Qui tam, under the False Claims Act (FCA), allows a private citizen to present evidence of fraud against federal programs and sue the wrongdoer on behalf of the U.S. Once a qui tam action has been filed, the government has the option to intervene in the action. If the government declines to intervene, the private citizen can choose to continue the action on his or her own.
Under the FCA, violators can be fined three times the amount of damages to the government in addition to civil penalties. Civil penalties for these cases can range between $5,500 to $11,000 per false claim violation.

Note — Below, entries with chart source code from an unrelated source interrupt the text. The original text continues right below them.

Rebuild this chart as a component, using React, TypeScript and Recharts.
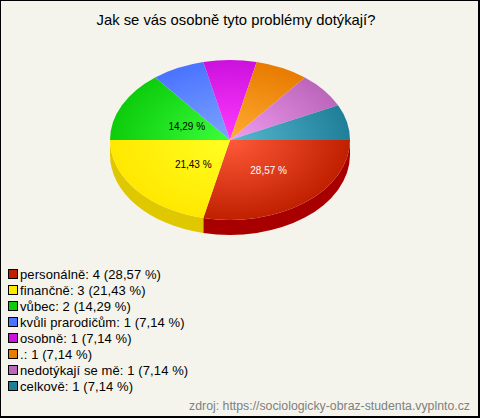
import React from "react";
import { PieChart, Pie, Legend } from "recharts";

const categories = ["personálně", "finančně", "vůbec", "kvůli prarodičům", "osobně", ".", "nedotýkají se mě", "celkově"];
const counts = [4, 3, 2, 1, 1, 1, 1, 1];
const percentLabels = ["28,57 %", "21,43 %", "14,29 %", "7,14 %", "7,14 %", "7,14 %", "7,14 %", "7,14 %"];
const edgeColors = ["#c02000", "#ffe800", "#0ccc0c", "#4a73ff", "#cc11dd", "#e87b00", "#bb66bb", "#1f7f99"];
const centerColors = ["#ff5a3a", "#ffff22", "#3cff3c", "#7ea4ff", "#ff3cff", "#ffac33", "#f09cf0", "#58b8d0"];
const sideColors = ["#a80000", "#e0c800", "#0aa00a", "#3a5acc", "#a00eb0", "#b86000", "#955095", "#186478"];

const title = "Jak se vás osobně tyto problémy dotýkají?";
const source = "zdroj: https://sociologicky-obraz-studenta.vyplnto.cz";

const rows = categories.map((name, i) => ({
  name,
  value: counts[i],
  percent: percentLabels[i],
  fill: edgeColors[i],
  center: centerColors[i],
  side: sideColors[i],
  idx: i,
}));

const SQUASH = 2 / 3;
const DEPTH = 15;
const FONT = "'Liberation Sans', Arial, sans-serif";
const RAD = Math.PI / 180;

function pt(cx: number, cy: number, r: number, deg: number) {
  return [cx + r * Math.cos(deg * RAD), cy + r * SQUASH * Math.sin(deg * RAD)];
}

function TopSlice(p: any) {
  const { cx, cy, outerRadius: r, startAngle, endAngle, payload } = p;
  const a0 = -startAngle;
  const a1 = -endAngle;
  const [x0, y0] = pt(cx, cy, r, a0);
  const [x1, y1] = pt(cx, cy, r, a1);
  const large = a1 - a0 > 180 ? 1 : 0;
  const row = payload ?? p;
  const id = `grad-${row.idx}`;
  return (
    <g>
      <defs>
        <radialGradient
          id={id}
          gradientUnits="userSpaceOnUse"
          cx={cx}
          cy={cy}
          r={r}
          gradientTransform={`translate(${cx} ${cy}) scale(1 ${SQUASH}) translate(${-cx} ${-cy})`}
        >
          <stop offset="0%" stopColor={row.center} />
          <stop offset="100%" stopColor={row.fill} />
        </radialGradient>
      </defs>
      <path
        d={`M${cx} ${cy}L${x0} ${y0}A${r} ${r * SQUASH} 0 ${large} 1 ${x1} ${y1}Z`}
        fill={`url(#${id})`}
      />
    </g>
  );
}

function SideSlice(p: any) {
  const { cx, cy, outerRadius: r, startAngle, endAngle, payload } = p;
  const a0 = Math.max(-startAngle, 0);
  const a1 = Math.min(-endAngle, 180);
  if (a1 <= a0) return <g />;
  const [x0, y0] = pt(cx, cy, r, a0);
  const [x1, y1] = pt(cx, cy, r, a1);
  const ry = r * SQUASH;
  const row = payload ?? p;
  return (
    <path
      d={`M${x0} ${y0}A${r} ${ry} 0 0 1 ${x1} ${y1}L${x1} ${y1 + DEPTH}A${r} ${ry} 0 0 0 ${x0} ${y0 + DEPTH}Z`}
      fill={row.side}
    />
  );
}

const labelRadius = [62, 47, 48];
const labelShift = [-2, 5, 0];

function sliceLabel(p: any) {
  const { cx, cy, midAngle, index, payload } = p;
  if (index >= labelRadius.length) return <g key={index} />;
  const [x, y] = pt(cx, cy, labelRadius[index], -midAngle);
  const row = payload ?? p;
  return (
    <text
      key={index}
      x={x}
      y={y + labelShift[index]}
      textAnchor="middle"
      dominantBaseline="central"
      fontFamily={FONT}
      fontSize={10}
      fill={index === 0 ? "#ffffff" : "#000000"}
    >
      {row.percent}
    </text>
  );
}

function LegendList() {
  return (
    <div style={{ fontFamily: FONT, fontSize: 13, color: "#000" }}>
      {rows.map((row) => (
        <div key={row.name} style={{ display: "flex", alignItems: "center", height: 16 }}>
          <span
            style={{
              display: "inline-block",
              boxSizing: "border-box",
              width: 10,
              height: 10,
              background: row.fill,
              border: "1px solid #000",
              marginRight: 2,
            }}
          />
          <span style={{ whiteSpace: "pre", letterSpacing: 0.1 }}>
            {`${row.name}: ${row.value} (${row.percent})`}
          </span>
        </div>
      ))}
    </div>
  );
}

export default function App() {
  return (
    <div style={{ position: "absolute", left: 0, top: 0, width: 480, height: 418 }}>
      <PieChart width={480} height={418} margin={{ top: 0, right: 0, bottom: 0, left: 0 }}>
        <rect x={0} y={0} width={480} height={418} fill="#000" />
        <rect x={1} y={1} width={477} height={415} fill="#f4f4ec" />
        <text x={236} y={25} textAnchor="middle" fontFamily={FONT} fontSize={14.8} fill="#000">{title}</text>
        <Pie
          data={rows}
          dataKey="value"
          nameKey="name"
          cx={230}
          cy={140}
          outerRadius={120}
          startAngle={0}
          endAngle={-360}
          stroke="none"
          legendType="none"
          isAnimationActive={false}
          shape={SideSlice}
        />
        <Pie
          data={rows}
          dataKey="value"
          nameKey="name"
          cx={230}
          cy={140}
          outerRadius={120}
          startAngle={0}
          endAngle={-360}
          stroke="none"
          isAnimationActive={false}
          shape={TopSlice}
          label={sliceLabel}
          labelLine={false}
        />
        <Legend
          layout="vertical"
          align="center"
          verticalAlign="middle"
          wrapperStyle={{ left: 8, top: 266, width: 300 }}
          content={<LegendList />}
        />
        <text x={470} y={410} textAnchor="end" fontFamily={FONT} fontSize={12.3} fill="#808080">{source}</text>
      </PieChart>
    </div>
  );
}
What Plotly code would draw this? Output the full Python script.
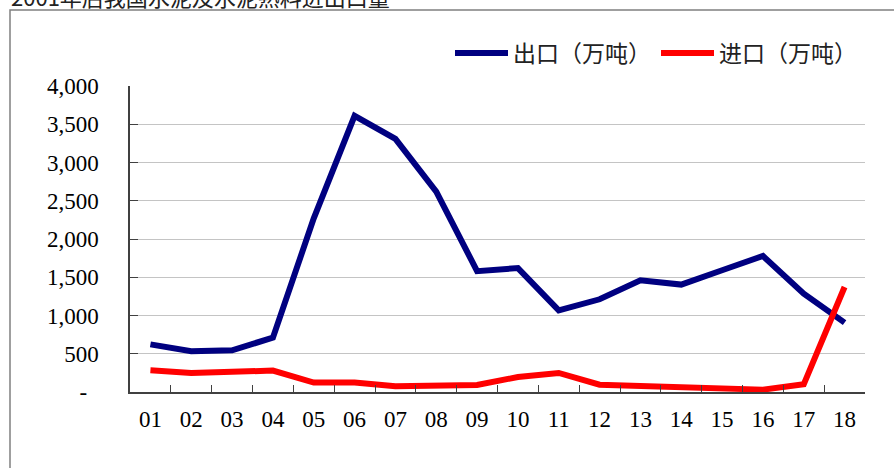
import plotly.graph_objects as go

categories = ["01", "02", "03", "04", "05", "06", "07", "08", "09",
              "10", "11", "12", "13", "14", "15", "16", "17", "18"]
exports = [623, 532, 545, 711, 2270, 3610, 3310, 2620, 1580,
           1620, 1068, 1212, 1460, 1404, 1591, 1778, 1286, 907]
imports = [284, 249, 264, 280, 123, 123, 75, 75, 92,
           196, 249, 96, 80, 57, 31, 31, 100, 1373]
series_names = ["出口（万吨）", "进口（万吨）"]
ytick_vals = [0, 500, 1000, 1500, 2000, 2500, 3000, 3500, 4000]
ytick_text = ["-\u00a0\u00a0", "500", "1,000", "1,500", "2,000", "2,500", "3,000", "3,500", "4,000"]
title_text = "2001年后我国水泥及水泥熟料进出口量"

W, H = 894, 468
ML, MR, MT, MB = 130, 29, 86, 76
PW, PH = W - ML - MR, H - MT - MB

def px_x(p):
    return (p - ML) / PW

def px_y(p):
    return (H - MB - p) / PH

serif = "Liberation Serif"
cjk = "Noto Sans CJK SC"

fig = go.Figure()
fig.add_trace(go.Scatter(x=categories, y=exports, mode="lines", name=series_names[0],
                         line=dict(color="#000080", width=6)))
fig.add_trace(go.Scatter(x=categories, y=imports, mode="lines", name=series_names[1],
                         line=dict(color="#ff0000", width=6)))

fig.update_layout(
    width=W, height=H,
    margin=dict(l=ML, r=MR, t=MT, b=MB, autoexpand=False),
    paper_bgcolor="white", plot_bgcolor="white",
    showlegend=True,
    legend=dict(orientation="h", x=px_x(862), xanchor="right", y=px_y(53), yanchor="middle",
                font=dict(family=cjk, size=23, color="#222222"),
                itemwidth=53, bgcolor="rgba(0,0,0,0)", tracegroupgap=0),
    xaxis=dict(type="category", range=[-0.5, 17.5], showgrid=False,
               showline=True, linecolor="#404040", linewidth=1.5,
               ticks="inside", ticklen=7, tickcolor="#404040", tickwidth=1.3,
               tickson="boundaries", ticklabelstandoff=6,
               tickfont=dict(family=serif, size=23, color="#000000"), zeroline=False),
    yaxis=dict(range=[0, 4000], tickvals=ytick_vals, ticktext=ytick_text,
               showgrid=True, gridcolor="#c4c4c4", gridwidth=1.3,
               showline=True, linecolor="#404040", linewidth=1.5,
               ticks="inside", ticklen=8, tickcolor="#404040", tickwidth=1.3,
               ticklabelstandoff=25,
               tickfont=dict(family=serif, size=23, color="#000000"), zeroline=False),
    shapes=[dict(type="rect", xref="paper", yref="paper",
                 x0=px_x(10), x1=px_x(905), y0=px_y(480), y1=px_y(10),
                 line=dict(color="#808080", width=1.5), fillcolor="rgba(0,0,0,0)", layer="below")],
    annotations=[dict(text=title_text, xref="paper", yref="paper", x=px_x(9), xanchor="left",
                      y=px_y(-4), yanchor="middle", showarrow=False,
                      font=dict(family=cjk, size=22, color="#222222"))],
)

fig.write_html("out.html", config={"displayModeBar": False},
               post_script="document.body.style.margin='0';document.body.style.overflow='hidden';")
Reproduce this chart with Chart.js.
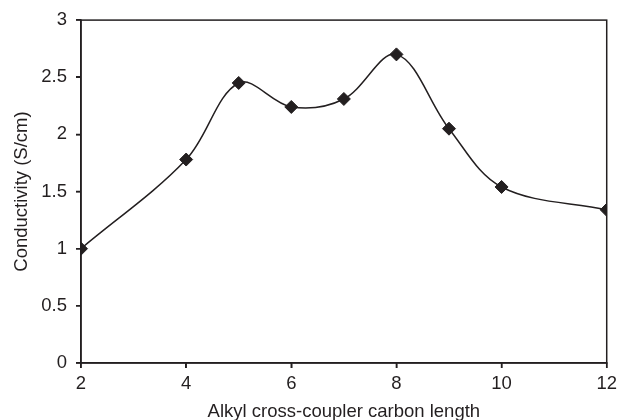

Qui tam filers are able to receive a portion of the damages. The plaintiff in a qui tam case can get between 15 to 30 percent of the damages recovered and would be determined through a judgement or settlement. The filer can only receive the reward if he or she officially files a complaint, not if he or she simply informs the government. If the qui tam action is successful, the filer can also receive assistance for legal fees.
In addition, there are built-in “whistleblower” protections under the False Claims Act. These protections include reinstatement if the employee is discharged or demoted from their position or given compensation for any damages including legal and attorney’s fees. This is designed to protect the filer from retaliation from their employer.
The complaint against Webster University filed by Webster employee Vincent Stovall would qualify as a Qui Tam action, according to Thomas SanFilippo of The Law Firm of Thomas SanFilippo and Associates, LLC.